Crane uses his own specific methods of market timing in this book to give a practical method for trading. While many trading books are more overview, and while market timing in general is frowned upon by many in the trade, Crane in this book proves that a specific market-timing methodology that is time-tested can indeed give you advantages.
Crane effectively identifies reversal patterns in this book using impulse and reaction swings of market structure to identify entry and exit points, and builds on other methods that you may have seen before to create a precise and effective strategy.
If you are an active trader looking for something new, check this book out. It is both elegant and practical, and Cranes writing will not have you wading through trying to figure out what he is saying.

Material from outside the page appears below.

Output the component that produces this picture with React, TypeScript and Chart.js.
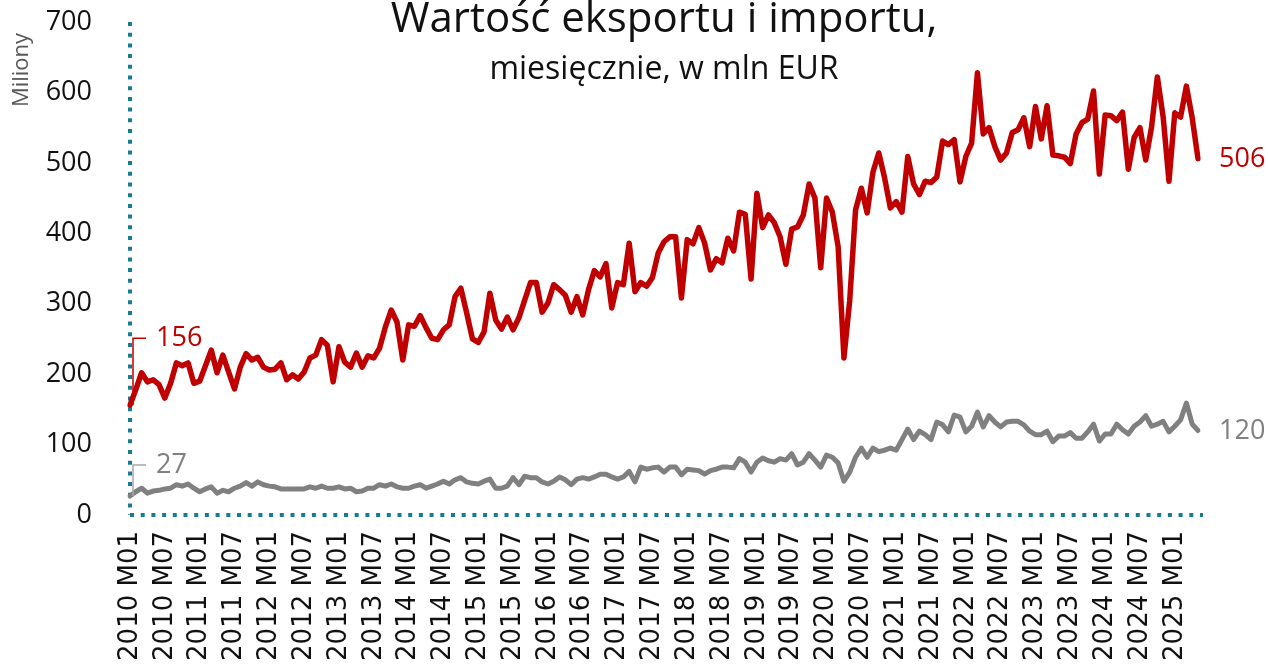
import React, { useEffect, useRef } from "react";
import { Chart, registerables } from "chart.js";

Chart.register(...registerables);

const years = [2010, 2011, 2012, 2013, 2014, 2015, 2016, 2017, 2018, 2019, 2020, 2021, 2022, 2023, 2024, 2025];
const months = ["01", "02", "03", "04", "05", "06", "07", "08", "09", "10", "11", "12"];

const redSeries = [
  156, 178, 202, 189, 192, 185, 166, 187, 216, 212, 216, 187,
  190, 212, 234, 202, 227, 203, 179, 210, 229, 220, 224, 210,
  206, 207, 216, 192, 199, 193, 203, 223, 227, 249, 241, 189,
  239, 217, 210, 230, 210, 226, 223, 237, 267, 291, 274, 220,
  270, 268, 283, 266, 251, 249, 263, 270, 310, 322, 287, 250,
  245, 260, 315, 277, 264, 281, 263, 280, 305, 330, 330, 288,
  301, 327, 320, 312, 288, 310, 284, 320, 347, 338, 357, 294,
  330, 327, 386, 317, 330, 325, 337, 372, 388, 395, 395, 308,
  391, 385, 408, 386, 348, 364, 358, 393, 375, 430, 427, 335,
  457, 408, 426, 415, 395, 356, 406, 409, 426, 470, 450, 351,
  450, 430, 381, 223, 305, 433, 464, 429, 487, 514, 479, 436,
  445, 430, 509, 470, 455, 474, 472, 480, 531, 526, 533, 473,
  509, 528, 628, 541, 550, 523, 504, 514, 543, 547, 564, 523,
  580, 534, 581, 511, 510, 508, 499, 541, 557, 562, 602, 484,
  568, 567, 560, 572, 491, 536, 550, 504, 551, 622, 565, 474,
  571, 565, 609, 564, 506,
];

const graySeries = [
  27, 33, 38, 31, 34, 35, 37, 38, 43, 41, 44, 38,
  33, 37, 40, 31, 35, 33, 38, 41, 46, 41, 47, 43,
  41, 40, 37, 37, 37, 37, 37, 40, 38, 41, 38, 38,
  40, 37, 38, 33, 34, 38, 38, 43, 41, 44, 40, 38,
  38, 41, 43, 38, 41, 44, 48, 44, 50, 53, 47, 45,
  44, 48, 51, 38, 38, 41, 53, 43, 55, 53, 53, 47,
  44, 48, 54, 50, 43, 51, 53, 51, 54, 58, 58, 54,
  51, 54, 62, 47, 68, 65, 67, 68, 61, 68, 68, 57,
  65, 64, 63, 58, 63, 65, 68, 68, 67, 80, 75, 61,
  75, 81, 77, 75, 80, 78, 87, 71, 75, 87, 78, 68,
  85, 82, 74, 48, 61, 82, 95, 82, 95, 90, 92, 95,
  92, 107, 122, 107, 119, 114, 107, 132, 128, 118, 142, 139,
  118, 126, 146, 125, 141, 132, 125, 132, 133, 133, 128, 119,
  114, 114, 119, 104, 112, 112, 117, 109, 109, 118, 129, 105,
  115, 115, 129, 121, 115, 126, 132, 141, 126, 129, 133, 118,
  126, 135, 159, 129, 120,
];

const categories = years
  .flatMap((y) => months.map((m) => `${y} M${m}`))
  .slice(0, redSeries.length);

const titleText = "Wartość eksportu i importu,";
const subtitleText = "miesięcznie, w mln EUR";
const yAxisTitle = "Miliony";

const RED = "#C00000";
const GRAY = "#808080";
const AXIS = "#177C93";
const FONT = "'Open Sans', 'DejaVu Sans', sans-serif";
const TICKFONT = "'DejaVu Sans', 'Open Sans', sans-serif";

const overlayPlugin = {
  id: "overlay",
  beforeDatasetsDraw(chart: any) {
    const ctx = chart.ctx;
    const a = chart.chartArea;
    ctx.save();
    ctx.strokeStyle = AXIS;
    ctx.lineWidth = 4;
    ctx.setLineDash([4, 6.7]);
    ctx.beginPath();
    ctx.moveTo(a.left, a.top);
    ctx.lineTo(a.left, a.bottom);
    ctx.stroke();
    ctx.beginPath();
    ctx.moveTo(a.left, a.bottom);
    ctx.lineTo(a.right + 5, a.bottom);
    ctx.stroke();
    ctx.restore();
  },
  afterDatasetsDraw(chart: any) {
    const ctx = chart.ctx;
    const xs = chart.scales.x;
    const ys = chart.scales.y;
    const last = redSeries.length - 1;
    ctx.save();
    const starts = [
      { v: redSeries[0], color: RED, lead: RED, rise: 67 },
      { v: graySeries[0], color: GRAY, lead: "#A6A6A6", rise: 31 },
    ];
    starts.forEach((s) => {
      const px = xs.getPixelForValue(0) + 3;
      const py = ys.getPixelForValue(s.v);
      ctx.strokeStyle = s.lead;
      ctx.lineWidth = 1.5;
      ctx.beginPath();
      ctx.moveTo(px, py);
      ctx.lineTo(px, py - s.rise);
      ctx.lineTo(px + 13, py - s.rise);
      ctx.stroke();
      ctx.fillStyle = s.color;
      ctx.font = `27px ${FONT}`;
      ctx.textAlign = "left";
      ctx.textBaseline = "middle";
      ctx.fillText(String(s.v), px + 23, py - s.rise);
    });
    const ends = [
      { v: redSeries[last], color: RED },
      { v: graySeries[last], color: GRAY },
    ];
    ends.forEach((e) => {
      const px = xs.getPixelForValue(last);
      const py = ys.getPixelForValue(e.v);
      ctx.fillStyle = e.color;
      ctx.font = `27px ${FONT}`;
      ctx.textAlign = "left";
      ctx.textBaseline = "middle";
      ctx.fillText(String(e.v), px + 21, py + 1);
    });
    ctx.restore();
  },
  afterDraw(chart: any) {
    const ctx = chart.ctx;
    ctx.save();
    ctx.fillStyle = "#111111";
    ctx.textAlign = "center";
    ctx.textBaseline = "middle";
    ctx.font = `42px ${FONT}`;
    ctx.fillText(titleText, 664, 20);
    ctx.font = `32px ${FONT}`;
    ctx.fillText(subtitleText, 664, 70);
    ctx.translate(22, 70);
    ctx.rotate(-Math.PI / 2);
    ctx.fillStyle = "#595959";
    ctx.font = `22px ${FONT}`;
    ctx.fillText(yAxisTitle, 0, 0);
    ctx.restore();
  },
};

export default function App() {
  const ref = useRef<HTMLCanvasElement | null>(null);
  useEffect(() => {
    document.body.style.margin = "0";
    const canvas = ref.current!;
    const chart = new Chart(canvas, {
      type: "line",
      data: {
        labels: categories,
        datasets: [
          {
            label: "Import",
            data: graySeries,
            borderColor: GRAY,
            borderWidth: 5,
            pointRadius: 0,
            tension: 0,
            borderJoinStyle: "round",
            borderCapStyle: "round",
          },
          {
            label: "Eksport",
            data: redSeries,
            borderColor: RED,
            borderWidth: 5.5,
            pointRadius: 0,
            tension: 0,
            borderJoinStyle: "round",
            borderCapStyle: "round",
          },
        ],
      },
      options: {
        animation: false,
        responsive: false,
        maintainAspectRatio: false,
        layout: { padding: { top: 22, right: 70, left: 0, bottom: 0 } },
        plugins: {
          legend: { display: false },
          tooltip: { enabled: false },
          title: { display: false },
        },
        scales: {
          x: {
            offset: false,
            grid: { display: false, drawTicks: false },
            border: { display: false },
            ticks: {
              autoSkip: false,
              maxRotation: 90,
              minRotation: 90,
              padding: 16,
              color: "#111111",
              font: { family: TICKFONT, size: 26 },
              callback: (_v: any, i: number) => (i % 6 === 0 ? categories[i] : null),
            },
            afterFit: (s: any) => {
              s.height = 154;
              s.paddingLeft = 0;
              s.paddingRight = 0;
            },
          },
          y: {
            min: 0,
            max: 700,
            grid: { display: false, drawTicks: false },
            border: { display: false },
            ticks: {
              stepSize: 100,
              padding: 38,
              color: "#111111",
              font: { family: FONT, size: 27 },
            },
            afterFit: (s: any) => {
              s.width = 130;
              s.paddingTop = 0;
              s.paddingBottom = 0;
            },
          },
        },
      },
      plugins: [overlayPlugin],
    });
    return () => chart.destroy();
  }, []);
  return (
    <div style={{ width: 1268, height: 669 }}>
      <canvas ref={ref} width={1268} height={669} style={{ display: "block" }} />
    </div>
  );
}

Technical Analysis Explained by Martin J. Pring
The final book in this list is Pring’s technical analysis book. This is a must read for beginners, and a standard for the library of experienced traders as a reference and refresher from time to time. The only problem with this book is that it was edited by monkeys who were drinking at the time. The typos and sentence structure are truly horrid at times.
That not withstanding, Pring covers almost any area of technical analysis that you could want to know about, in a comprehensive (though sometimes hard to decipher) manner.
Beginners, read this book. Muddle through it if necessary, but the ideas, concepts, and strategies that this book will lead you through and to will be invaluable in years to come. It’s similar to the calculus class and teacher you had in high school. At the time you thought it was a waste of time and some concepts were impossible to wrap your mind around, but looking back from engineering school you thought, “wow, what would I have ever done without that information.”
As I said in the beginning, this by no means a comprehensive list of material that can help you in your trading. However, I have full confidence that if you read, study, and employ the methods and teaching in these books, you will have taken a large leap forward in your trading, and will see that much more success come your way. Trade well.